The author has been described by News Ltd as an "iconoclast", "Svengali", a pollie's "economist muse", and "pungently accurate". Fairfax says he is a "Renaissance man" and "one of Australia’s most respected analysts." Stephen Koukoulas concludes that he is "85% right", and "would make a great Opposition leader." Terry McCrann claims the author thinks "‘nuance’ is a trendy village in the south of France", but can be "scintillating" when he thinks "clearly". The ACTU reckons he’s "an enigma wrapped in a Bloomberg terminal, wrapped in some apparently well-honed abs."

Monday, November 1, 2010

The US cash-credit log-jam

I've talked about this before: the fact that despite the Fed injecting more than US$1.5 trillion worth of cash into the US economy, the money is being hoarded by financial institutions--it is not being lent, as the Fed had hoped.
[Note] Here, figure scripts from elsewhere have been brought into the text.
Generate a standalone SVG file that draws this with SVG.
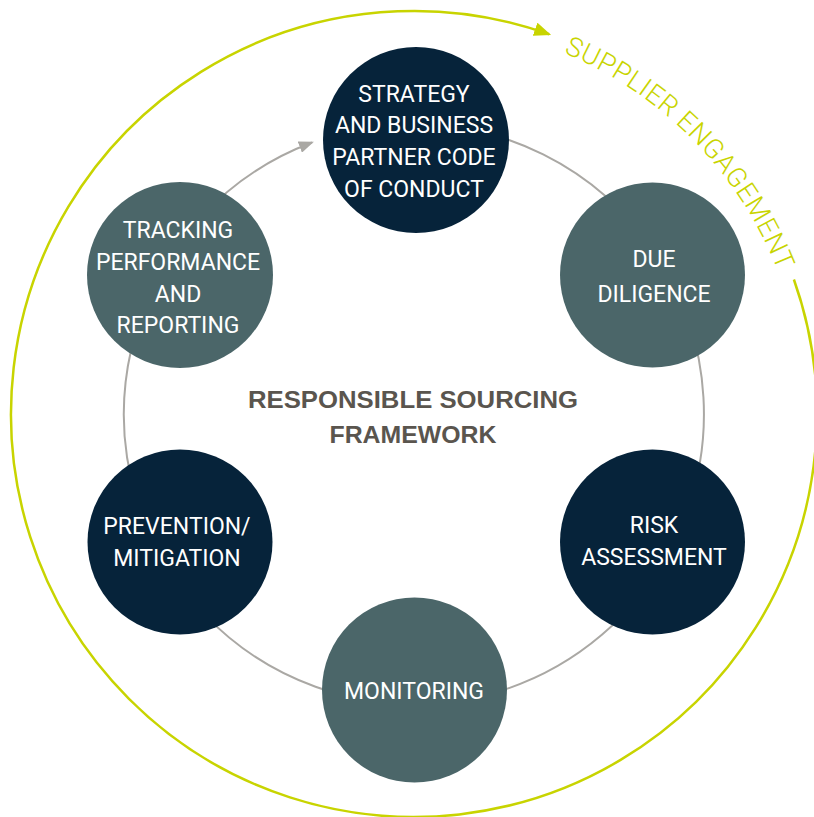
<svg xmlns="http://www.w3.org/2000/svg" width="814" height="817" viewBox="0 0 814 817">
<style>
.ring{fill:none;stroke:#aaa8a4;stroke-width:2}
.outer{fill:none;stroke:#c8d400;stroke-width:2.5}
.navy{fill:#06233a}
.teal{fill:#4b6669}
.lbl{font-family:Roboto,"Liberation Sans",sans-serif;font-size:23px;fill:#ffffff;text-anchor:middle}
.title{font-family:"Liberation Sans",Arial,sans-serif;font-weight:bold;font-size:24px;fill:#5a554e;text-anchor:middle}
.sup{font-family:Roboto,"Liberation Sans",sans-serif;font-weight:300;font-size:27px;fill:#c8d400}
</style>
<defs>
<marker id="ag" viewBox="0 0 15 12" refX="13" refY="6" markerWidth="15" markerHeight="12" markerUnits="userSpaceOnUse" orient="auto">
<path d="M0,0 L15,6 L0,12 z" fill="#aaa8a4"/>
</marker>
<marker id="ay" viewBox="0 0 17 14" refX="15" refY="7" markerWidth="17" markerHeight="14" markerUnits="userSpaceOnUse" orient="auto">
<path d="M0,0 L17,7 L0,14 z" fill="#c8d400"/>
</marker>
<path id="supPath" d="M 563.6 52.8 A 391 391 0 0 1 799.1 346.1"/>
</defs>
<g id="connectors">
<path class="outer" d="M 793.9 279.5 A 403 403 0 1 1 549.2 34.3" marker-end="url(#ay)"/>
<path class="ring" d="M 414 124 A 290 290 0 1 1 312 142.5" marker-end="url(#ag)"/>
</g>
<g id="supplier-engagement">
<text class="sup"><textPath href="#supPath" textLength="314" lengthAdjust="spacing">SUPPLIER ENGAGEMENT</textPath></text>
</g>
<g id="title">
<text class="title" x="413" y="408" textLength="330" lengthAdjust="spacingAndGlyphs">RESPONSIBLE SOURCING</text>
<text class="title" x="413" y="443" textLength="167" lengthAdjust="spacingAndGlyphs">FRAMEWORK</text>
</g>
<g id="strategy">
<circle class="navy" cx="416" cy="140" r="93"/>
<text class="lbl" x="414" y="102">STRATEGY</text>
<text class="lbl" x="414" y="133">AND BUSINESS</text>
<text class="lbl" x="414" y="165">PARTNER CODE</text>
<text class="lbl" x="414" y="197">OF CONDUCT</text>
</g>
<g id="due-diligence">
<circle class="teal" cx="652.5" cy="275" r="92.5"/>
<text class="lbl" x="654" y="267">DUE</text>
<text class="lbl" x="654" y="302">DILIGENCE</text>
</g>
<g id="risk-assessment">
<circle class="navy" cx="652.5" cy="542" r="92.5"/>
<text class="lbl" x="654" y="533">RISK</text>
<text class="lbl" x="654" y="565">ASSESSMENT</text>
</g>
<g id="monitoring">
<circle class="teal" cx="414.5" cy="690" r="92.5"/>
<text class="lbl" x="414" y="699">MONITORING</text>
</g>
<g id="prevention">
<circle class="navy" cx="180" cy="542" r="92.5"/>
<text class="lbl" x="177" y="534">PREVENTION/</text>
<text class="lbl" x="177" y="566">MITIGATION</text>
</g>
<g id="tracking">
<circle class="teal" cx="180" cy="275" r="93"/>
<text class="lbl" x="178" y="238">TRACKING</text>
<text class="lbl" x="178" y="270">PERFORMANCE</text>
<text class="lbl" x="178" y="302">AND</text>
<text class="lbl" x="178" y="333">REPORTING</text>
</g>
</svg>
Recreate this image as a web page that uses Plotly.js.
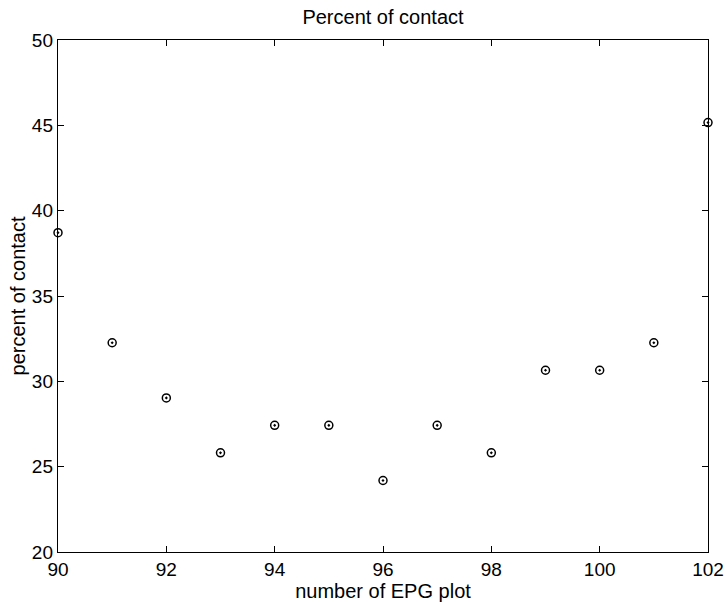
<!DOCTYPE html>
<html>
<head>
<meta charset="utf-8">
<script src="https://cdn.plot.ly/plotly-3.0.1.min.js"></script>
<style>html,body{margin:0;padding:0;background:#fff;}#chart{width:728px;height:602px;}</style>
</head>
<body>
<div id="chart"></div>
<script>
// Data
const plotNumbers = [90, 91, 92, 93, 94, 95, 96, 97, 98, 99, 100, 101, 102];
const percentContact = [38.71, 32.26, 29.03, 25.81, 27.42, 27.42, 24.19, 27.42, 25.81, 30.65, 30.65, 32.26, 45.16];
const xTicks = [90, 92, 94, 96, 98, 100, 102];
const yTicks = [20, 25, 30, 35, 40, 45, 50];

const font = {family: '"Liberation Sans", Arial, Helvetica, sans-serif', size: 19, color: '#000'};

const trace = {
  x: plotNumbers,
  y: percentContact,
  type: 'scatter',
  mode: 'markers',
  cliponaxis: false,
  marker: {symbol: 'circle-open-dot', size: 8, color: '#000', line: {color: '#000', width: 1.5}},
  hoverinfo: 'x+y'
};

const axisCommon = {
  showline: true, linecolor: '#000', linewidth: 1.2, mirror: 'ticks',
  ticks: 'inside', ticklen: 6, tickwidth: 1, tickcolor: '#000',
  showgrid: false, zeroline: false, tickfont: font
};

const layout = {
  width: 728, height: 602,
  margin: {l: 58, r: 20, t: 40, b: 50},
  paper_bgcolor: '#fff', plot_bgcolor: '#fff',
  font: font,
  showlegend: false,
  title: {text: 'Percent of contact', font: {family: font.family, size: 20, color: '#000'}, x: 0.5, xref: 'paper', xanchor: 'center', y: 1, yref: 'container', yanchor: 'top', pad: {t: 10}},
  xaxis: Object.assign({}, axisCommon, {
    range: [90, 102], tickvals: xTicks, ticktext: xTicks.map(String),
    title: {text: 'number of EPG plot', font: {family: font.family, size: 20, color: '#000'}, standoff: 0}
  }),
  yaxis: Object.assign({}, axisCommon, {
    range: [20, 50], tickvals: yTicks, ticktext: yTicks.map(String),
    title: {text: 'percent of contact', font: {family: font.family, size: 20, color: '#000'}, standoff: 0}
  })
};

Plotly.newPlot('chart', [trace], layout, {displayModeBar: false, staticPlot: true});
</script>
</body>
</html>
The following three charts from Westpac highlight the problem. The first shows the cash held by private institutions with the Fed. The massive spike in reserves resulted from the Fed's purchase of the securities held by financial institutions as part of the first round of so-called 'quantitative easing' (QE). The next two charts show the quarterly change in bank and non-bank credit. While the cash held by institutions has rocketed through the roof, new credit creation is declining. The explanation put to me by hedge funds, which has also been posited by Alan Greenspan, is that this is partly a function of extreme regulatory uncertainty--banks don't want to lend because they don't know how they will be regulated.